Ogni dicembre torna all’Avana il festival internazionale del nuovo cinema latinoamericano. Quest’anno ci saranno più di cinquecento film da quarantasei paesi e la presenza di attori e registi di altre latitudini. La luce in sala si spegne, la gente si sistema sulle poltrone e, davanti ai nostri occhi, torna la magia del grande schermo. Ma rispetto a trentaquattro anni fa, quando è stata inaugurata quest’iniziativa, molto è cambiato.
La differenza più grande è nelle modalità di accesso popolare al cinema. Prima dipendevamo dalla programmazione delle sale statali di proiezione: se un determinato film non era stato messo in programma in uno di quegli spazi pubblici, non c’era modo di vederlo. Era una cosa che succedeva spesso, a causa della censura, del disinteresse o perché mancavano i diritti per inserire la pellicola nel circuito nazionale. A metà degli anni ottanta sono cominciati a spuntare i primi videoregistratori domestici. A quel punto il rapporto che avevamo con l’audiovisivo ha cominciato a cambiare.
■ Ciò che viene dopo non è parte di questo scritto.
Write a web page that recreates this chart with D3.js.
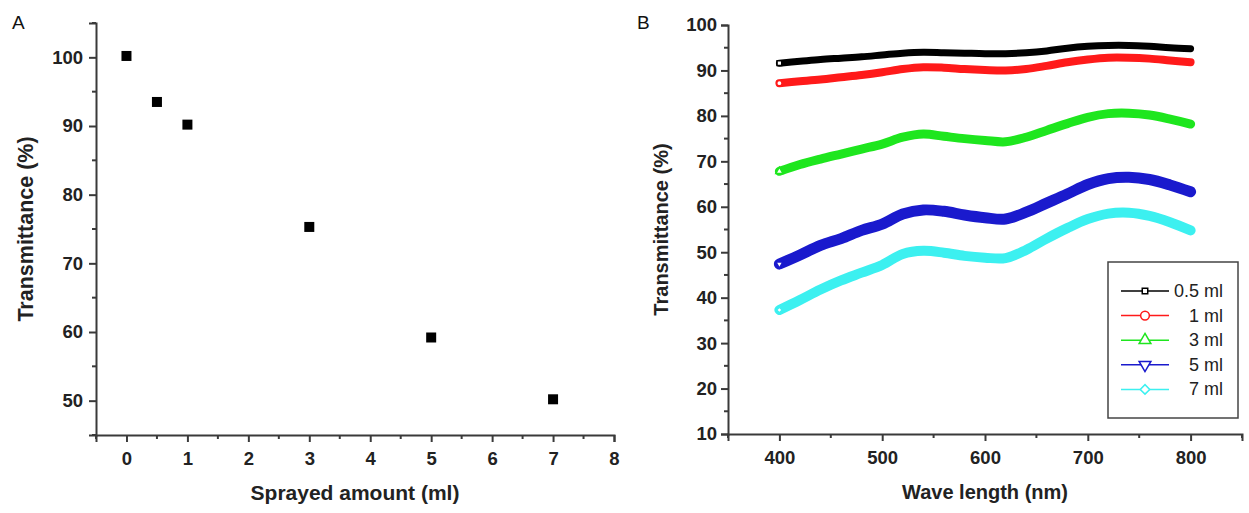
<!DOCTYPE html>
<html><head><meta charset="utf-8">
<script src="https://cdn.jsdelivr.net/npm/d3@7"></script>
<style>
body{margin:0;background:#fff;}
svg text{font-family:"Liberation Sans",Arial,sans-serif;}
</style></head>
<body><svg id="c" width="1249" height="513"></svg>
<script>
// Panel A data
const sprayAmounts = [0, 0.5, 1, 3, 5, 7];
const transA = [100.2, 93.5, 90.2, 75.3, 59.2, 50.2];
const aXTicks = [0,1,2,3,4,5,6,7,8];
const aYTicks = [50,60,70,80,90,100];

// Panel B data
const wavelengths = [400,420,440,460,480,500,520,540,560,580,600,620,640,660,680,700,720,740,760,780,800];
const seriesNames = ["0.5 ml","1 ml","3 ml","5 ml","7 ml"];
const t05 = [91.6,92.0,92.4,92.7,93.0,93.4,93.8,94.0,93.9,93.8,93.7,93.7,93.9,94.3,94.9,95.3,95.5,95.5,95.3,95.0,94.8];
const t1  = [87.2,87.6,88.0,88.5,89.0,89.6,90.3,90.7,90.6,90.3,90.1,90.0,90.3,91.0,91.8,92.4,92.8,92.8,92.6,92.2,91.8];
const t3  = [67.8,69.3,70.5,71.6,72.7,73.8,75.3,76.0,75.5,75.0,74.6,74.3,75.3,76.8,78.3,79.7,80.5,80.6,80.2,79.3,78.2];
const t5  = [47.4,49.4,51.5,53.0,54.8,56.2,58.4,59.3,59.0,58.2,57.6,57.3,58.8,60.8,62.8,64.9,66.2,66.5,66.0,64.8,63.3];
const t7  = [37.3,39.5,41.8,43.8,45.5,47.2,49.6,50.3,49.9,49.2,48.8,48.7,50.5,53.0,55.3,57.3,58.5,58.7,58.0,56.6,54.8];
const bXTicks = [400,500,600,700,800];
const bYTicks = [10,20,30,40,50,60,70,80,90,100];

const seriesData = [t05,t1,t3,t5,t7];
const colors = ["#000000","#ff1a1a","#1ee61e","#1a1acd","#3cf0f0"];
const widths = [7,8,9,11,10];
const symbols = [d3.symbolSquare, d3.symbolCircle, d3.symbolTriangle, d3.symbolTriangle, d3.symbolSquare];
const symRot = [0,0,0,180,45];

const svg = d3.select("#c");
const axisColor = "#3a3a3a";

function styleAxis(g){
  g.select(".domain").attr("stroke", axisColor).attr("stroke-width", 2);
  g.selectAll(".tick line").attr("stroke", axisColor).attr("stroke-width", 2);
  g.selectAll(".tick text").attr("fill","#222").style("font-weight","bold").style("font-size","18.5px")
    .style("font-family","'Liberation Sans',Arial,sans-serif");
}
function minorTicks(g, ticks, scale, orient, len){
  ticks.forEach(v=>{
    const p = scale(v);
    if(orient==="bottom") g.append("line").attr("x1",p).attr("x2",p).attr("y1",0).attr("y2",len);
    else g.append("line").attr("y1",p).attr("y2",p).attr("x1",0).attr("x2",-len);
  });
}

// ---------- Panel A ----------
const ax = d3.scaleLinear().domain([-0.5, 8]).range([96, 614]);
const ay = d3.scaleLinear().domain([45, 105]).range([435, 23]);

const gAx = svg.append("g").attr("transform","translate(0,435)")
  .call(d3.axisBottom(ax).tickValues(aXTicks).tickSizeOuter(0).tickSize(7).tickPadding(10));
styleAxis(gAx);
const gAxm = svg.append("g").attr("transform","translate(0,435)").attr("stroke",axisColor).attr("stroke-width",2);
minorTicks(gAxm, [-0.5,0.5,1.5,2.5,3.5,4.5,5.5,6.5,7.5], ax, "bottom", 4);

const gAy = svg.append("g").attr("transform","translate(96,0)")
  .call(d3.axisLeft(ay).tickValues(aYTicks).tickSizeOuter(0).tickSize(7).tickPadding(6));
styleAxis(gAy);
const gAym = svg.append("g").attr("transform","translate(96,0)").attr("stroke",axisColor).attr("stroke-width",2);
minorTicks(gAym, [45,55,65,75,85,95,105], ay, "left", 4);

svg.selectAll("rect.ptA").data(sprayAmounts).enter().append("rect")
  .attr("x", (d)=>ax(d)-5).attr("y",(d,i)=>ay(transA[i])-5)
  .attr("width",10).attr("height",10).attr("fill","#000");

svg.append("text").attr("x",12).attr("y",29).text("A").style("font-size","19px").attr("fill","#111");
svg.append("text").attr("x",(ax(-0.5)+ax(8))/2).attr("y",500).attr("text-anchor","middle")
  .style("font-size","21px").style("font-weight","bold").attr("fill","#222").text("Sprayed amount (ml)");
svg.append("text").attr("transform",`translate(33,${(23+435)/2}) rotate(-90)`).attr("text-anchor","middle")
  .style("font-size","21.5px").style("font-weight","bold").attr("fill","#222").text("Transmittance (%)");

// ---------- Panel B ----------
const bx = d3.scaleLinear().domain([350, 850]).range([728, 1242]);
const by = d3.scaleLinear().domain([10, 100]).range([434, 25]);

const gBx = svg.append("g").attr("transform","translate(0,434)")
  .call(d3.axisBottom(bx).tickValues(bXTicks).tickSizeOuter(0).tickSize(7).tickPadding(10));
styleAxis(gBx);
const gBxm = svg.append("g").attr("transform","translate(0,434)").attr("stroke",axisColor).attr("stroke-width",2);
minorTicks(gBxm, [350,450,550,650,750,850], bx, "bottom", 4);

const gBy = svg.append("g").attr("transform","translate(728,0)")
  .call(d3.axisLeft(by).tickValues(bYTicks).tickSizeOuter(0).tickSize(7).tickPadding(4));
styleAxis(gBy);
const gBym = svg.append("g").attr("transform","translate(728,0)").attr("stroke",axisColor).attr("stroke-width",2);
minorTicks(gBym, [15,25,35,45,55,65,75,85,95], by, "left", 4);

const line = d3.line().x((d,i)=>bx(wavelengths[i])).y(d=>by(d)).curve(d3.curveCatmullRom.alpha(0.5));
seriesData.forEach((s,k)=>{
  svg.append("path").attr("d", line(s)).attr("fill","none").attr("stroke",colors[k])
    .attr("stroke-width",widths[k]).attr("stroke-linecap","round").attr("stroke-linejoin","round");
});
// start markers
seriesData.forEach((s,k)=>{
  svg.append("path").attr("d", d3.symbol().type(symbols[k]).size(k===4?16:22)())
    .attr("transform",`translate(${bx(wavelengths[0])},${by(s[0])}) rotate(${symRot[k]})`)
    .attr("fill","#fff").attr("stroke",colors[k]).attr("stroke-width",1.5);
});

svg.append("text").attr("x",637).attr("y",29).text("B").style("font-size","19px").attr("fill","#111");
svg.append("text").attr("x",(bx(350)+bx(850))/2).attr("y",499).attr("text-anchor","middle")
  .style("font-size","20px").style("font-weight","bold").attr("fill","#222").text("Wave length (nm)");
svg.append("text").attr("transform",`translate(668,${(25+434)/2}) rotate(-90)`).attr("text-anchor","middle")
  .style("font-size","20px").style("font-weight","bold").attr("fill","#222").text("Transmittance (%)");

// Legend
const leg = svg.append("g");
leg.append("rect").attr("x",1108).attr("y",262).attr("width",130).attr("height",156)
  .attr("fill","#fff").attr("stroke","#444").attr("stroke-width",1.5);
seriesNames.forEach((n,k)=>{
  const yy = 291 + k*24.6;
  leg.append("line").attr("x1",1121).attr("x2",1169).attr("y1",yy).attr("y2",yy)
    .attr("stroke",colors[k]).attr("stroke-width",1.5);
  leg.append("path").attr("d", d3.symbol().type(symbols[k]).size(k===0?30:(k===4?45:60))())
    .attr("transform",`translate(1145,${yy}) rotate(${symRot[k]})`)
    .attr("fill","#fff").attr("stroke",colors[k]).attr("stroke-width",1.5);
  leg.append("text").attr("x",1223).attr("y",yy+6).attr("text-anchor","end")
    .style("font-size","18px").attr("fill","#222").text(n);
});
</script></body></html>
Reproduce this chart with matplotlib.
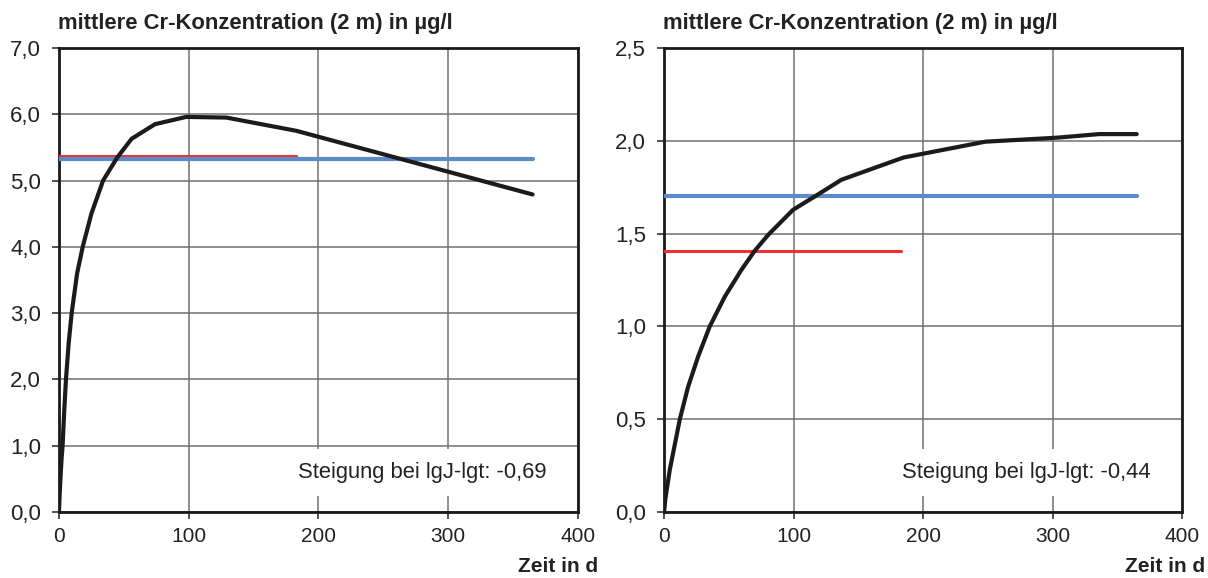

Oggi le sale cinematografiche autonome proliferano ovunque in città ed è raro incontrare una famiglia che non abbia almeno un cd player per vedere documentari, film e programmi che non entreranno nella programmazione ufficiale. È questa la sfida del festival: riportare la gente nelle sale, motivarla a seguire un evento che, qualche anno fa, era l’unica finestra che avevamo su un cinema fresco e diverso.